TASK OBJECTIVE:
Restate the data below word for word. Skip any images it contains.

RAW DATA:

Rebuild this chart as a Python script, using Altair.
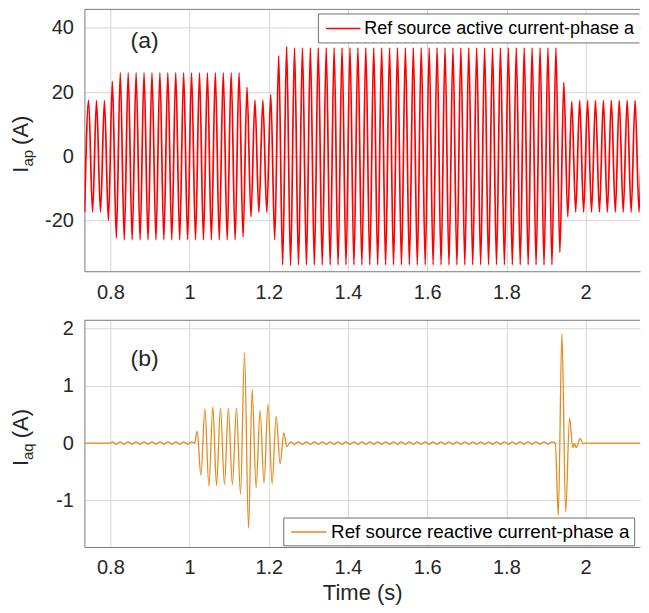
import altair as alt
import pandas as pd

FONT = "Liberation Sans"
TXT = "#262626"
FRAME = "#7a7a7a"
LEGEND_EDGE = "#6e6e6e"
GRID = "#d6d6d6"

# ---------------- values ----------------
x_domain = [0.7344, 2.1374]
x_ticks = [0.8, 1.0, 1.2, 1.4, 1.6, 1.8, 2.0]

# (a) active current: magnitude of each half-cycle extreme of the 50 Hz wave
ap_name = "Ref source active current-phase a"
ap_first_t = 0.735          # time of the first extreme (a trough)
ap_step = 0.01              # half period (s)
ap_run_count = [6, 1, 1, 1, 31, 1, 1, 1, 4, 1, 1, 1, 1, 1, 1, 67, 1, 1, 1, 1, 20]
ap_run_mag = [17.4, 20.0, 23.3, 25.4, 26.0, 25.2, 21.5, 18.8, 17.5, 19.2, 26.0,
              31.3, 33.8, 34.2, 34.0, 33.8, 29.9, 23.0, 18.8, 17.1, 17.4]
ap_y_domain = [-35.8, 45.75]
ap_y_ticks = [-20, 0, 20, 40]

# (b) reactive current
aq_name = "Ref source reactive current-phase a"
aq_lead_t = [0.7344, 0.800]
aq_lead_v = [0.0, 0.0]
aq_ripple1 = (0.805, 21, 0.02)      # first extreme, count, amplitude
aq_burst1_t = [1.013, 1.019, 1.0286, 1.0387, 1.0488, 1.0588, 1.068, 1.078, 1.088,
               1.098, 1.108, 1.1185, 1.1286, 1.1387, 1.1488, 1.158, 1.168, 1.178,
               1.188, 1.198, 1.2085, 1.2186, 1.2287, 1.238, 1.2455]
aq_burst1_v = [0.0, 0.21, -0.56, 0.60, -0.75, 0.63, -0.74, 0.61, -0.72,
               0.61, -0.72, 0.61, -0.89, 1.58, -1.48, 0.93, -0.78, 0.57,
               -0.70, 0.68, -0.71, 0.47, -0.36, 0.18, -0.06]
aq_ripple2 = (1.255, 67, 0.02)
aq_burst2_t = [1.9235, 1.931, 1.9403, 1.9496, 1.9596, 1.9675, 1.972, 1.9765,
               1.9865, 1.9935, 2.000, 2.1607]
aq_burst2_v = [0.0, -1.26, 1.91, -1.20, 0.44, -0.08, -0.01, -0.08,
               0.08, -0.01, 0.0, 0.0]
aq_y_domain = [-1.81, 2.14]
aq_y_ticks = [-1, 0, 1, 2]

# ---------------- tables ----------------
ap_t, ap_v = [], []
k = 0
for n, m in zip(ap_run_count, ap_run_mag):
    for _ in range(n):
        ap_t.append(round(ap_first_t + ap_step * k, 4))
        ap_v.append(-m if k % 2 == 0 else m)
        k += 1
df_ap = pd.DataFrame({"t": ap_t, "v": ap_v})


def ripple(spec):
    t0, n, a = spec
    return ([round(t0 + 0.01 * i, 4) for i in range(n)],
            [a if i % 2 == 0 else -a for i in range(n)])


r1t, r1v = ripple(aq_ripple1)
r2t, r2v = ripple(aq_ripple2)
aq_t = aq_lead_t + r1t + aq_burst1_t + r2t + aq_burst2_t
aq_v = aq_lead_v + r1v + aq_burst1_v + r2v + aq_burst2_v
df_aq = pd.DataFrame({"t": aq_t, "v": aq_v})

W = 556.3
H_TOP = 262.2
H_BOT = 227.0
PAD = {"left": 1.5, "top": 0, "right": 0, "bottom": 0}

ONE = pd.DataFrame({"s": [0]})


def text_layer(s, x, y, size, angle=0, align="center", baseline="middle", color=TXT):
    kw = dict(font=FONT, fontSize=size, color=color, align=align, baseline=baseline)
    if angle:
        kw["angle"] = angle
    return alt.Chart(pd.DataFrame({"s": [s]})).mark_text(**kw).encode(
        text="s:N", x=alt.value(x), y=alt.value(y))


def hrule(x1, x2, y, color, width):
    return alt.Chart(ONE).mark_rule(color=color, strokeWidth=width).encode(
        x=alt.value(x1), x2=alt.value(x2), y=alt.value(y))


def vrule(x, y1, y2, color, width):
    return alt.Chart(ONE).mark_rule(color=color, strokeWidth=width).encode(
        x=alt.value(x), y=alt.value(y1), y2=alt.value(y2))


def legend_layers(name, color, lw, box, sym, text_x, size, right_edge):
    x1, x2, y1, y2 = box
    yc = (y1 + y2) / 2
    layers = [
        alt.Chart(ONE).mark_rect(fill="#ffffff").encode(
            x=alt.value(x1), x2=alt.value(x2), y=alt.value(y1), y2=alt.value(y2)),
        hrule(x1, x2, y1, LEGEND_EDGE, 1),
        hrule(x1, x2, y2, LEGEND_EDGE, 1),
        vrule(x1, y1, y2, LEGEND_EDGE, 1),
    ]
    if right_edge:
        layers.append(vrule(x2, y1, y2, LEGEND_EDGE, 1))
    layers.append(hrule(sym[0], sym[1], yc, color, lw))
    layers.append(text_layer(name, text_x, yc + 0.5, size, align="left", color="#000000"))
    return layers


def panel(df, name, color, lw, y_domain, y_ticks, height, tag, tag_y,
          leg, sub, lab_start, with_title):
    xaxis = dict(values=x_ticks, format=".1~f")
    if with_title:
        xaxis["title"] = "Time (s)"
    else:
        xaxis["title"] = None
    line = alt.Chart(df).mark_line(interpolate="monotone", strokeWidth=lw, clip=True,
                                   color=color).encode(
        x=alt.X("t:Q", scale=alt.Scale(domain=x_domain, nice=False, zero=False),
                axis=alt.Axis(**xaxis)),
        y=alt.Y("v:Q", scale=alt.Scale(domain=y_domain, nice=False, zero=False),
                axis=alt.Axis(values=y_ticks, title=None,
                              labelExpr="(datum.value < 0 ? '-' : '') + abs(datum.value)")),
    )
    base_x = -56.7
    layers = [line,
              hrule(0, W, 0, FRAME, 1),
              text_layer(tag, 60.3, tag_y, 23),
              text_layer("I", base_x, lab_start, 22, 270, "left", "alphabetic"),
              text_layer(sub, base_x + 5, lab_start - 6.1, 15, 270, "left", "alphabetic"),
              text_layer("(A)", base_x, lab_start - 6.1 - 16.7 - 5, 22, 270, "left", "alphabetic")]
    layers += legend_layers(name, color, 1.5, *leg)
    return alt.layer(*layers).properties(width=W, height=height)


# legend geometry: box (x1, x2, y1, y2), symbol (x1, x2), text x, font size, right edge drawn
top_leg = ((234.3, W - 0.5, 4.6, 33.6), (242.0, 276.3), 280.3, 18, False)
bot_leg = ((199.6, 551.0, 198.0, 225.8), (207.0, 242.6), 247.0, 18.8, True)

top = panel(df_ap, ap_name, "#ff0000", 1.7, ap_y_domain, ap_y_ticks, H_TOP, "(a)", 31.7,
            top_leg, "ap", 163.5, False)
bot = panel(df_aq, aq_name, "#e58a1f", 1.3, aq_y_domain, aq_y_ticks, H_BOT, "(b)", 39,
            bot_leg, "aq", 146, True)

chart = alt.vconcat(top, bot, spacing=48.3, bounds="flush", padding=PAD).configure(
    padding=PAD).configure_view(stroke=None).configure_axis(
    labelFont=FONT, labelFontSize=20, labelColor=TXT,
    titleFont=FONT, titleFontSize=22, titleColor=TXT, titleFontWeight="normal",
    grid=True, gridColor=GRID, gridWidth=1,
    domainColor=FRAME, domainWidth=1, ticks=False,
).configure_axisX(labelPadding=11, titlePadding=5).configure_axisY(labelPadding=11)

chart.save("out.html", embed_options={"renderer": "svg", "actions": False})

THE RESPONSE:
Rebuild this chart as a Python script, using Altair.
import altair as alt
import pandas as pd

FONT = "Liberation Sans"
TXT = "#262626"
FRAME = "#7a7a7a"
LEGEND_EDGE = "#6e6e6e"
GRID = "#d6d6d6"

# ---------------- values ----------------
x_domain = [0.7344, 2.1374]
x_ticks = [0.8, 1.0, 1.2, 1.4, 1.6, 1.8, 2.0]

# (a) active current: magnitude of each half-cycle extreme of the 50 Hz wave
ap_name = "Ref source active current-phase a"
ap_first_t = 0.735          # time of the first extreme (a trough)
ap_step = 0.01              # half period (s)
ap_run_count = [6, 1, 1, 1, 31, 1, 1, 1, 4, 1, 1, 1, 1, 1, 1, 67, 1, 1, 1, 1, 20]
ap_run_mag = [17.4, 20.0, 23.3, 25.4, 26.0, 25.2, 21.5, 18.8, 17.5, 19.2, 26.0,
              31.3, 33.8, 34.2, 34.0, 33.8, 29.9, 23.0, 18.8, 17.1, 17.4]
ap_y_domain = [-35.8, 45.75]
ap_y_ticks = [-20, 0, 20, 40]

# (b) reactive current
aq_name = "Ref source reactive current-phase a"
aq_lead_t = [0.7344, 0.800]
aq_lead_v = [0.0, 0.0]
aq_ripple1 = (0.805, 21, 0.02)      # first extreme, count, amplitude
aq_burst1_t = [1.013, 1.019, 1.0286, 1.0387, 1.0488, 1.0588, 1.068, 1.078, 1.088,
               1.098, 1.108, 1.1185, 1.1286, 1.1387, 1.1488, 1.158, 1.168, 1.178,
               1.188, 1.198, 1.2085, 1.2186, 1.2287, 1.238, 1.2455]
aq_burst1_v = [0.0, 0.21, -0.56, 0.60, -0.75, 0.63, -0.74, 0.61, -0.72,
               0.61, -0.72, 0.61, -0.89, 1.58, -1.48, 0.93, -0.78, 0.57,
               -0.70, 0.68, -0.71, 0.47, -0.36, 0.18, -0.06]
aq_ripple2 = (1.255, 67, 0.02)
aq_burst2_t = [1.9235, 1.931, 1.9403, 1.9496, 1.9596, 1.9675, 1.972, 1.9765,
               1.9865, 1.9935, 2.000, 2.1607]
aq_burst2_v = [0.0, -1.26, 1.91, -1.20, 0.44, -0.08, -0.01, -0.08,
               0.08, -0.01, 0.0, 0.0]
aq_y_domain = [-1.81, 2.14]
aq_y_ticks = [-1, 0, 1, 2]

# ---------------- tables ----------------
ap_t, ap_v = [], []
k = 0
for n, m in zip(ap_run_count, ap_run_mag):
    for _ in range(n):
        ap_t.append(round(ap_first_t + ap_step * k, 4))
        ap_v.append(-m if k % 2 == 0 else m)
        k += 1
df_ap = pd.DataFrame({"t": ap_t, "v": ap_v})


def ripple(spec):
    t0, n, a = spec
    return ([round(t0 + 0.01 * i, 4) for i in range(n)],
            [a if i % 2 == 0 else -a for i in range(n)])


r1t, r1v = ripple(aq_ripple1)
r2t, r2v = ripple(aq_ripple2)
aq_t = aq_lead_t + r1t + aq_burst1_t + r2t + aq_burst2_t
aq_v = aq_lead_v + r1v + aq_burst1_v + r2v + aq_burst2_v
df_aq = pd.DataFrame({"t": aq_t, "v": aq_v})

W = 556.3
H_TOP = 262.2
H_BOT = 227.0
PAD = {"left": 1.5, "top": 0, "right": 0, "bottom": 0}

ONE = pd.DataFrame({"s": [0]})


def text_layer(s, x, y, size, angle=0, align="center", baseline="middle", color=TXT):
    kw = dict(font=FONT, fontSize=size, color=color, align=align, baseline=baseline)
    if angle:
        kw["angle"] = angle
    return alt.Chart(pd.DataFrame({"s": [s]})).mark_text(**kw).encode(
        text="s:N", x=alt.value(x), y=alt.value(y))


def hrule(x1, x2, y, color, width):
    return alt.Chart(ONE).mark_rule(color=color, strokeWidth=width).encode(
        x=alt.value(x1), x2=alt.value(x2), y=alt.value(y))


def vrule(x, y1, y2, color, width):
    return alt.Chart(ONE).mark_rule(color=color, strokeWidth=width).encode(
        x=alt.value(x), y=alt.value(y1), y2=alt.value(y2))


def legend_layers(name, color, lw, box, sym, text_x, size, right_edge):
    x1, x2, y1, y2 = box
    yc = (y1 + y2) / 2
    layers = [
        alt.Chart(ONE).mark_rect(fill="#ffffff").encode(
            x=alt.value(x1), x2=alt.value(x2), y=alt.value(y1), y2=alt.value(y2)),
        hrule(x1, x2, y1, LEGEND_EDGE, 1),
        hrule(x1, x2, y2, LEGEND_EDGE, 1),
        vrule(x1, y1, y2, LEGEND_EDGE, 1),
    ]
    if right_edge:
        layers.append(vrule(x2, y1, y2, LEGEND_EDGE, 1))
    layers.append(hrule(sym[0], sym[1], yc, color, lw))
    layers.append(text_layer(name, text_x, yc + 0.5, size, align="left", color="#000000"))
    return layers


def panel(df, name, color, lw, y_domain, y_ticks, height, tag, tag_y,
          leg, sub, lab_start, with_title):
    xaxis = dict(values=x_ticks, format=".1~f")
    if with_title:
        xaxis["title"] = "Time (s)"
    else:
        xaxis["title"] = None
    line = alt.Chart(df).mark_line(interpolate="monotone", strokeWidth=lw, clip=True,
                                   color=color).encode(
        x=alt.X("t:Q", scale=alt.Scale(domain=x_domain, nice=False, zero=False),
                axis=alt.Axis(**xaxis)),
        y=alt.Y("v:Q", scale=alt.Scale(domain=y_domain, nice=False, zero=False),
                axis=alt.Axis(values=y_ticks, title=None,
                              labelExpr="(datum.value < 0 ? '-' : '') + abs(datum.value)")),
    )
    base_x = -56.7
    layers = [line,
              hrule(0, W, 0, FRAME, 1),
              text_layer(tag, 60.3, tag_y, 23),
              text_layer("I", base_x, lab_start, 22, 270, "left", "alphabetic"),
              text_layer(sub, base_x + 5, lab_start - 6.1, 15, 270, "left", "alphabetic"),
              text_layer("(A)", base_x, lab_start - 6.1 - 16.7 - 5, 22, 270, "left", "alphabetic")]
    layers += legend_layers(name, color, 1.5, *leg)
    return alt.layer(*layers).properties(width=W, height=height)


# legend geometry: box (x1, x2, y1, y2), symbol (x1, x2), text x, font size, right edge drawn
top_leg = ((234.3, W - 0.5, 4.6, 33.6), (242.0, 276.3), 280.3, 18, False)
bot_leg = ((199.6, 551.0, 198.0, 225.8), (207.0, 242.6), 247.0, 18.8, True)

top = panel(df_ap, ap_name, "#ff0000", 1.7, ap_y_domain, ap_y_ticks, H_TOP, "(a)", 31.7,
            top_leg, "ap", 163.5, False)
bot = panel(df_aq, aq_name, "#e58a1f", 1.3, aq_y_domain, aq_y_ticks, H_BOT, "(b)", 39,
            bot_leg, "aq", 146, True)

chart = alt.vconcat(top, bot, spacing=48.3, bounds="flush", padding=PAD).configure(
    padding=PAD).configure_view(stroke=None).configure_axis(
    labelFont=FONT, labelFontSize=20, labelColor=TXT,
    titleFont=FONT, titleFontSize=22, titleColor=TXT, titleFontWeight="normal",
    grid=True, gridColor=GRID, gridWidth=1,
    domainColor=FRAME, domainWidth=1, ticks=False,
).configure_axisX(labelPadding=11, titlePadding=5).configure_axisY(labelPadding=11)

chart.save("out.html", embed_options={"renderer": "svg", "actions": False})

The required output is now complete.